乾式集塵機は、主にサイクロンとバグフィルターの二つの方式が利用されます。
・サイクロン
サイクロンは、粉塵を遠心力で分離する仕組みを持っています。空気中の粉塵を装置に取り込むと、渦を巻くような動きが生じ、重い粉塵が外壁に押し付けられて底部に落ちます。この方式は、メンテナンスが少なく、比較的高い効率で粉塵を回収できるのが特徴です。

・バグフィルター
バグフィルターは、フィルターを通して空気を通し、粉塵を捕集する仕組みです。空気がフィルターを通過する際に粉塵が捕らえられ、清浄な空気が排出されます。フィルターは定期的に清掃または交換する必要がありますが、微細な粉塵の回収に優れています。

◇局所排気装置やプッシュプル型排気装置も有効

コンクリート粉塵の発生を抑えるためには、局所排気装置やプッシュプル型排気装置も効果的です。

・局所排気装置
特定の作業場所や設備から発生する有害な気体や粉塵を直接捕集し、外部に排出する装置です。粉塵が発生する地点の近くに設置され、専用のフードが空気を吸引して粉塵を捕集します。吸引された空気はフィルターやサイクロンを通過し、粉塵が除去された後に外部へ排出されます。

・プッシュプル型排気装置
プッシュプル型排気装置は、粉塵を発生源から遠ざけるための装置で、空気を押し出しながら同時に粉塵を吸引するのが特徴です。この方式は、作業環境の空気を循環させ、粉塵の滞留を防ぎます。また、作業場全体の換気を改善する効果もあります。

バグフィルターでコンクリート粉塵を回収した事例

バグフィルターによるコンクリート粉塵回収の成功事例をご紹介します。

◇生コンクリートの混合で生じる粉塵を回収した事例

生コンクリートの混合工程で、セメントや骨材を扱う際に大量の粉塵が発生していた工場の事例です。この問題を解決するために、サイクロンとバグフィルターを組み合わせたシステムが導入されました。

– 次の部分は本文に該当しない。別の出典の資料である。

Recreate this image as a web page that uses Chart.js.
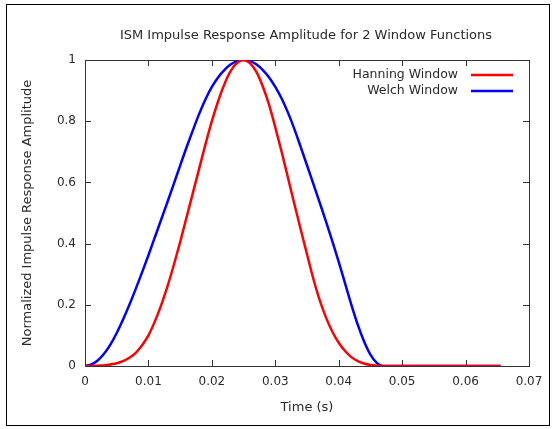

サイクロンで水分とコンクリート粉塵を分離し、バグフィルターでコンクリート粉塵のみを高効率で捕集するという方法です。この結果、粉塵の飛散を抑制すると同時に、設備のコンパクト化を実現しました。

◇セメント焼成で生じる粉塵を回収した事例

セメントの焼成過程で、高温によって多くの粉塵が発生した工場での事例です。この工場では、焼成炉の排気系統にバグフィルターを設置しました。これにより、焼成時に生じる微細な粉塵を効果的に捕集し、クリーンな空気を排出することが可能になりました。


コンクリートは、セメント、骨材(砂や砕石)、水を混合して作られ、建築業界で広く使用される非常に強度の高い材料です。

しかし、生コンクリートは強アルカリ性を示すため、皮膚や目に触れると刺激や化学熱傷を引き起こす可能性があり、安全な取り扱いが求められます。特に結晶質シリカは、シリコシスなどの肺疾患のリスクを高めるため、適切な保護措置が重要です。

粉塵の管理には、乾式集塵機が効果的です。この機器は、サイクロン方式とバグフィルター方式を主に用い、粉塵を効率的に捕集します。

サイクロン方式は、粉塵を遠心力で分離し、バグフィルター方式は、フィルターを通過させることで微細な粉塵を捕捉します。これらの集塵機は、特に大規模なコンクリート作業において、空気質を改善し作業者の健康を守るために不可欠です。

さらに、局所排気装置やプッシュプル型排気装置の使用により、粉塵の局所的な発生源から直接排気することが可能です。特に粉塵の多い作業場では、粉塵の拡散を防ぎながら、清浄な空気を維持することが可能です。